Ein paar Gesten guten Willens

Die USA bringen heute einen Resolutionsentwurf zur Aufhebung der Irak-Sanktionen in den Sicherheitsrat ein. Weiter Streit über die Rolle der UNO

von BERND PICKERT

Der Streit im Weltsicherheitsrat um die Aufhebung der Sanktionen gegen den Irak geht in eine entscheidende Phase. Bereits am Mittwoch hat die US-Regierung angekündigt, einseitig die Handelssanktionen gegen den Irak zu lockern. Noch am heutigen Freitag will sie – gemeinsam mit Spanien und Großbritannien – im Sicherheitsrat einen Resolutionsentwurf vorlegen, der die Aufhebung der Sanktionen beschließt. „Das Regime, gegen das sich die Sanktionen richteten, existiert nicht mehr“, sagte US-Präsident George W. Bush am Mittwoch in Washington.

Um das Ende der 1990 beschlossenen Strafmaßnahmen gegen Irak hatte es bereits seit dem Ende der Kampfhandlungen Streit gegeben. Während die USA sofort auf die Aufhebung der Sanktionen drängten, bestanden die Kriegsgegner Frankreich und Russland zunächst darauf, für die Aufhebung müssten die Bedingungen zweifelsfrei erbracht sein. Insbesondere müsste durch UN-Waffeninspekteure festgestellt sein, dass der Irak tatsächlich nicht mehr über Massenvernichtungswaffen verfüge.

Mit dieser Position steht inzwischen die russische Regierung alleine da – wohl der Grund, warum gestern denn auch der russische Außenminister Igor Iwanow nach einem Treffen mit seinem saudi-arabischen Kollegen Prinz Saud al-Faisal vorsichtig Kompromissbereitschaft zeigte: Die Sanktionen, die die humanitäre Hilfe blockierten, könnten ausgesetzt oder aufgehoben werden, schlug er vor.
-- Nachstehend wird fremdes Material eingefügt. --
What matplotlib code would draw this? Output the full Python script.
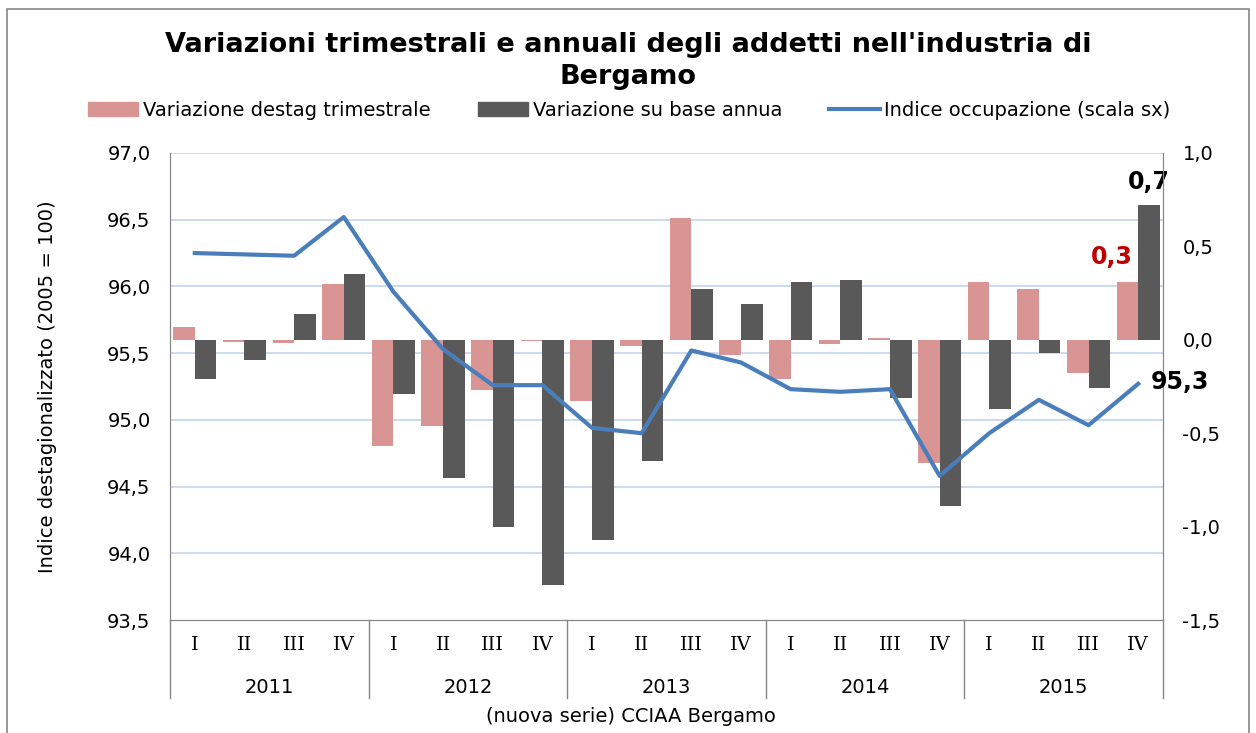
import numpy as np
import matplotlib.pyplot as plt
from matplotlib.patches import Patch, Rectangle
from matplotlib.lines import Line2D
from matplotlib.ticker import FuncFormatter
import matplotlib.transforms as mtransforms

years = ['2011', '2012', '2013', '2014', '2015']
quarters = ['I', 'II', 'III', 'IV']

# variazione destagionalizzata trimestrale (scala dx)
var_trim = [0.07, -0.01, -0.015, 0.30,
            -0.57, -0.46, -0.27, -0.005,
            -0.33, -0.035, 0.65, -0.08,
            -0.21, -0.024, 0.01, -0.66,
            0.31, 0.27, -0.18, 0.31]
# variazione su base annua (scala dx)
var_annua = [-0.21, -0.11, 0.14, 0.35,
             -0.29, -0.74, -1.00, -1.31,
             -1.07, -0.65, 0.27, 0.19,
             0.31, 0.32, -0.31, -0.89,
             -0.37, -0.07, -0.26, 0.72]
# indice occupazione (scala sx)
indice = [96.25, 96.24, 96.23, 96.52,
          95.96, 95.53, 95.26, 95.26,
          94.94, 94.90, 95.52, 95.43,
          95.23, 95.21, 95.23, 94.58,
          94.90, 95.15, 94.96, 95.27]

pink = '#D99594'
dark = '#595959'
blue = '#4A7EBB'
axis_gray = '#868686'

def comma(v, pos):
    return f'{v:.1f}'.replace('.', ',')

fig = plt.figure(figsize=(12.56, 7.33), dpi=100)
ax = fig.add_axes([170 / 1256, 1 - 620 / 733, 993 / 1256, 467 / 733])
ax2 = ax.twinx()
ax.set_zorder(ax2.get_zorder() + 1)
ax.patch.set_visible(False)

n = len(indice)
x = np.arange(n)
w = 0.435

# bars on right scale
ax2.bar(x - w / 2, var_trim, w, color=pink, zorder=2)
ax2.bar(x + w / 2, var_annua, w, color=dark, zorder=2)
ax2.set_ylim(-1.5, 1.0)
ax2.set_yticks(np.arange(-1.5, 1.01, 0.5))
ax2.yaxis.set_major_formatter(FuncFormatter(comma))

# line on left scale
ax.plot(x, indice, color=blue, lw=3, solid_joinstyle='round', zorder=3)
ax.set_ylim(93.5, 97.0)
left_ticks = np.arange(93.5, 97.01, 0.5)
ax.set_yticks(left_ticks)
ax.yaxis.set_major_formatter(FuncFormatter(comma))
ax.set_xlim(-0.5, n - 0.5)
ax.set_xticks([])
ax.set_ylabel('Indice destagionalizzato (2005 = 100)', fontsize=14, labelpad=36)

# gridlines follow the left scale but sit behind the bars
grid_trans = mtransforms.blended_transform_factory(ax2.transAxes, ax.transData)
for v in left_ticks[1:]:
    ax2.plot([0, 1], [v, v], transform=grid_trans, color='#C2D4EE', lw=1.2, zorder=0)

for a in (ax, ax2):
    a.tick_params(axis='y', length=0, labelsize=14, pad=14)
    a.spines['top'].set_visible(False)
    for s in ('left', 'right', 'bottom'):
        a.spines[s].set_color(axis_gray)

# category axis: quarters, years and separators
trans = mtransforms.blended_transform_factory(ax.transData, ax.transAxes)
for i in range(n):
    ax.text(i, -0.054, quarters[i % 4], transform=trans, ha='center', va='center',
            fontsize=14, family='DejaVu Serif')
for k, yr in enumerate(years):
    ax.text(4 * k + 1.5, -0.144, yr, transform=trans, ha='center', va='center', fontsize=14)
for b in np.arange(-0.5, n, 4):
    ax.plot([b, b], [0, -0.168], transform=trans, color=axis_gray, lw=1, clip_on=False)

# data labels
ax2.annotate(comma(var_annua[-1], 0), (n - 1 + w / 2, var_annua[-1]), xytext=(0, 8),
             textcoords='offset points', ha='center', va='bottom', fontsize=17,
             fontweight='bold', color='black')
ax2.annotate(comma(var_trim[-1], 0), (n - 1 - w / 2, var_trim[-1]), xytext=(-11, 9),
             textcoords='offset points', ha='center', va='bottom', fontsize=17,
             fontweight='bold', color='#C00000')
ax.annotate(comma(indice[-1], 0), (n - 1, indice[-1]), xytext=(9, 1),
            textcoords='offset points', ha='left', va='center', fontsize=17,
            fontweight='bold', color='black')

# title and legend
fig.text(0.5, 1 - 61 / 733, "Variazioni trimestrali e annuali degli addetti nell'industria di\nBergamo",
         ha='center', va='center', fontsize=19.5, fontweight='bold', linespacing=1.3)
handles = [Patch(color=pink), Patch(color=dark), Line2D([], [], color=blue, lw=3)]
labels = ['Variazione destag trimestrale', 'Variazione su base annua',
          'Indice occupazione (scala sx)']
fig.legend(handles, labels, loc='center', bbox_to_anchor=(0.501, 1 - 110 / 733), ncol=3,
           frameon=False, fontsize=14, handlelength=2.6, handletextpad=0.25,
           columnspacing=2.4, borderpad=0)

fig.text(631 / 1256, 1 - 717 / 733, '(nuova serie) CCIAA Bergamo', ha='center', va='center',
         fontsize=14)

fig.patches.append(Rectangle((7 / 1256, -0.02), 1242 / 1256, 1.02 - 9 / 733,
                             transform=fig.transFigure, fill=False, edgecolor=axis_gray, lw=1.2))

fig.savefig('out.png', dpi=100)
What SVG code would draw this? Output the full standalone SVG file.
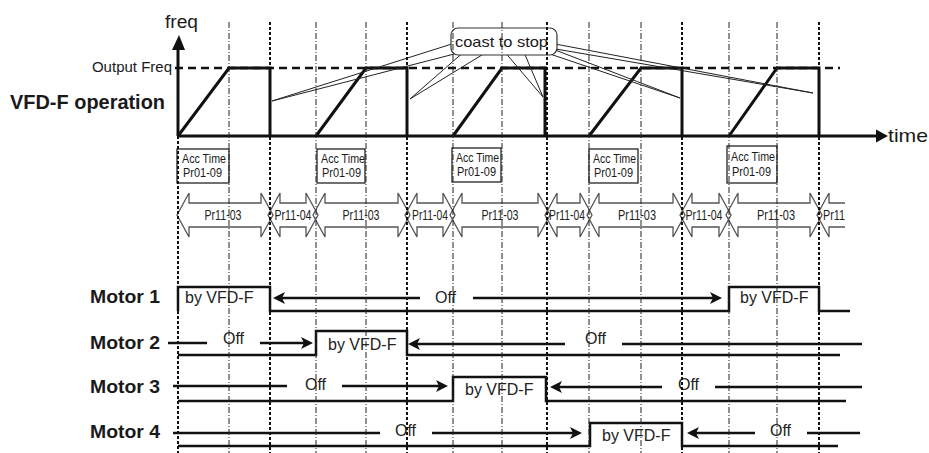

Der Kernbereich der Handelssanktionen aber solle zunächst in Kraft bleiben.

Unter dem als Ausnahmeregelung 1995 gestarteten „Öl für Lebensmittel“-Programm war Russland der wichtigste Handelspartner des Irak geworden. Von einer schnellen Aufhebung der Sanktionen, so die allgemeine Erwartung, würden vor allem Firmen aus den kriegführenden Ländern profitieren, allen voran die USA. Erst gestern wurde bekannt, dass die US-Regierung ihren Auftrag an den früher von Vizepräsident Dick Cheney geführten Ölkonzern Halliburton erweitert und das Unternehmen nun auch mit der Förderung und dem Vertrieb von irakischem Öl beauftragt hat.

Die deutsche Regierung, vor dem Krieg mit Frankreich und Russland in der Anti-Kriegs-Achse verbunden, hielt sich im Streit um die Sanktionen zunächst völlig bedeckt, und Frankreich bot recht bald einen Kompromissvorschlag an, nach dem eine vorübergehende Aussetzung der Sanktionen beschlossen werden könnte, bis es irgendwann zu einer endgültigen Entscheidung des Sicherheitsrates käme.

Jetzt hat die Bundesregierung signalisiert, sie sei an einem „Konsens“ im Sicherheitsrat interessiert – eine weitere Geste guten Willens gegenüber der US-Regierung, bevor in einer Woche US-Außenminister Colin Powell nach Berlin kommt, wo er nicht nur Außenminister Joschka Fischer, sondern auch den Bundeskanzler treffen will.

Uneinig sind sich die Vorkriegskontrahenten weiterhin über die Rolle, die die Vereinten Nationen im Irak spielen sollen. Frankreich, Deutschland und Russland möchten, dass in der Resolution bereits festgeschrieben wird, dass der Wiederaufbau des Irak im Wesentlichen unter dem Dach der UNO stattzufinden habe. Die USA hingegen formulieren zwar in ihrem Resolutionsentwurf eine Aufgabe der UNO, definieren diese aber nicht weiter. Allerdings soll die UNO, wie Agenturen unter Berufung auf Diplomaten berichten, in einem neuen Gremium vertreten werden, das die Einnahmen aus den Ölexporten des Irak verwaltet. Dem sollen auch Vertreter der Weltbank, des Internationalen Währungsfonds und der US-Ölindustrie angehören.